Many of us have probably seen studies or media reports that Millennials are selfish, lazy and narcissistic and live in their parents’ basements. But L. Rita Fiumara, senior vice president – investments, senior retirement plan consultant, UBS Institutional Retirement Group, cast some further light on that assessment. A centuries-old document she read to attendees of the 2017 PLANADVISER National Conference, Friday, suggested older generations have felt this way about the younger through all time.
Fiumara reported that, by 2030, 75% of the work force is expected to be Millennials, so understanding this generation is key for creating effective retirement plan communications.
She said money is not the main motivator for these young Americans; they want to grow in their careers, to continue to learn and to be in contact with valued peers. Smart technology is their “soother”; they love quick sound bites, short tidbits and subject lines that are brief and precise. Facebook, Instagram and Twitter are how they stay connected and communicate.
Additionally, Fiumara noted, they are not lazy—they just want quality of life. They want an expanded sphere of operation and to not be stuck at a desk.
Among their financial concerns, 40% have student loans; of these, 83% say their loans have had a moderate or significant impact on their ability to meet their financial goals, UBS research found. Fiumara said the new strategy of aligning student loan repayment benefits with defined contribution (DC) retirement plan programs is ingenious.
As to other age groups, she said, Generation X is more cynical; these workers need to verify and to trust. According to Fiumara, incorporating health with wellness started with Gen X, and this produced the concept of incorporating retirement with financial wellness. UBS found that 58% of plan sponsors offer at least one financial wellness tool and that 84% believe they will by year end.
Gen X likes data, pictures and graphs, Fiumara says. This group is independent; they—not Millennials—drove the move to robo-advisers. Eighty percent worry that they have too little emergency savings, and that they won’t be able to retire on time. With financial advisers, they ask, “What’s in it for me? What’s in it for you? What have you done for me lately?”
Every day, 10,000 people turn 65, Fiumara said. She described this group as being “all about verbal connections”; they love to tell stories, like group meetings and one-on-ones. They want people to get to know them, she said.
Among Baby Boomers’ top financial concerns, 45% said they had inadequate emergency savings; 41% said being unable to retire when they want to. “It’s too late for a lot of these folks. Many can’t afford to retire, and they are concerned about health care costs and are staying in the work force longer,” Fiumara said.

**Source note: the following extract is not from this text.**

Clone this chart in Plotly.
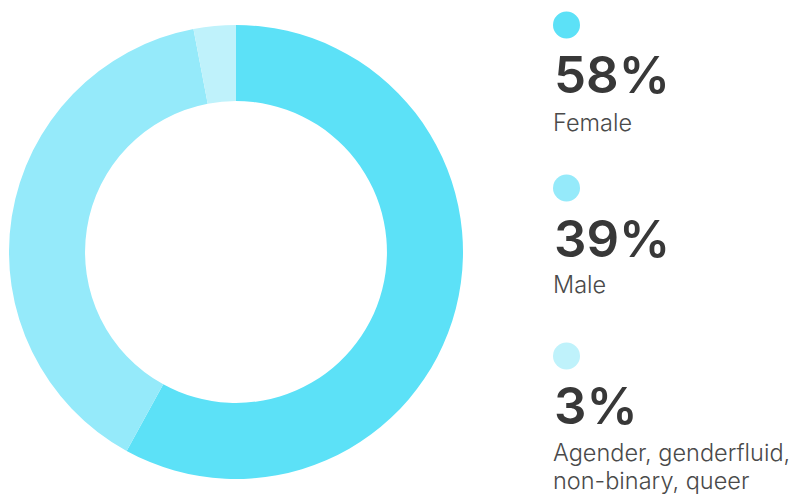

Communication strategies for the generations
According to Fiumara, each generation has different goals for where they want to spend their money, and advisers need to know this. She said all three generations value the importance of philanthropy, financial independence and fun money.
When sorting out the goals by demographics, advisers should think in terms of buckets; currency doesn’t move people, but the house, the vacation, the things they can feel and touch today are important.
Moreover, one in four employees are missing out on their company match; this equates to $24 million, Fiumara said, explaining that participants tend to ignore communication campaigns that discourage them by pointing out how much they’ll need, to retire. Instead, communications should help them understand how to increase their saving—up to the company match.
“Show them peer comparison income replacement ratios. Show them how changes can make a big difference for them. Use behavioral finance,” Fiumara said.
Communications to Millennials should be informal, concise and fast. They want electronic communications and a hierarchy showing what to focus on first, Fiumara said. With Gen X, present the facts. “Show me” is their mantra. They are the toughest crowd when it comes to fees and performance. With Baby Boomers, face-to-face and group meetings work best, she said, adding that they want a holistic financial plan and details.
According to Fiumara, adviser retirement planning services should include education and strategies for how to save, budget, invest, manage credit and debt, buy a home and save for college. Further services should explain the Social Security benefit—including how and when to make a first claim—tax and estate planning; health savings accounts (HSAs); and options for financing health care and long-term care.
“Research done in part with UBS shows financial wellness programs help,” she concluded.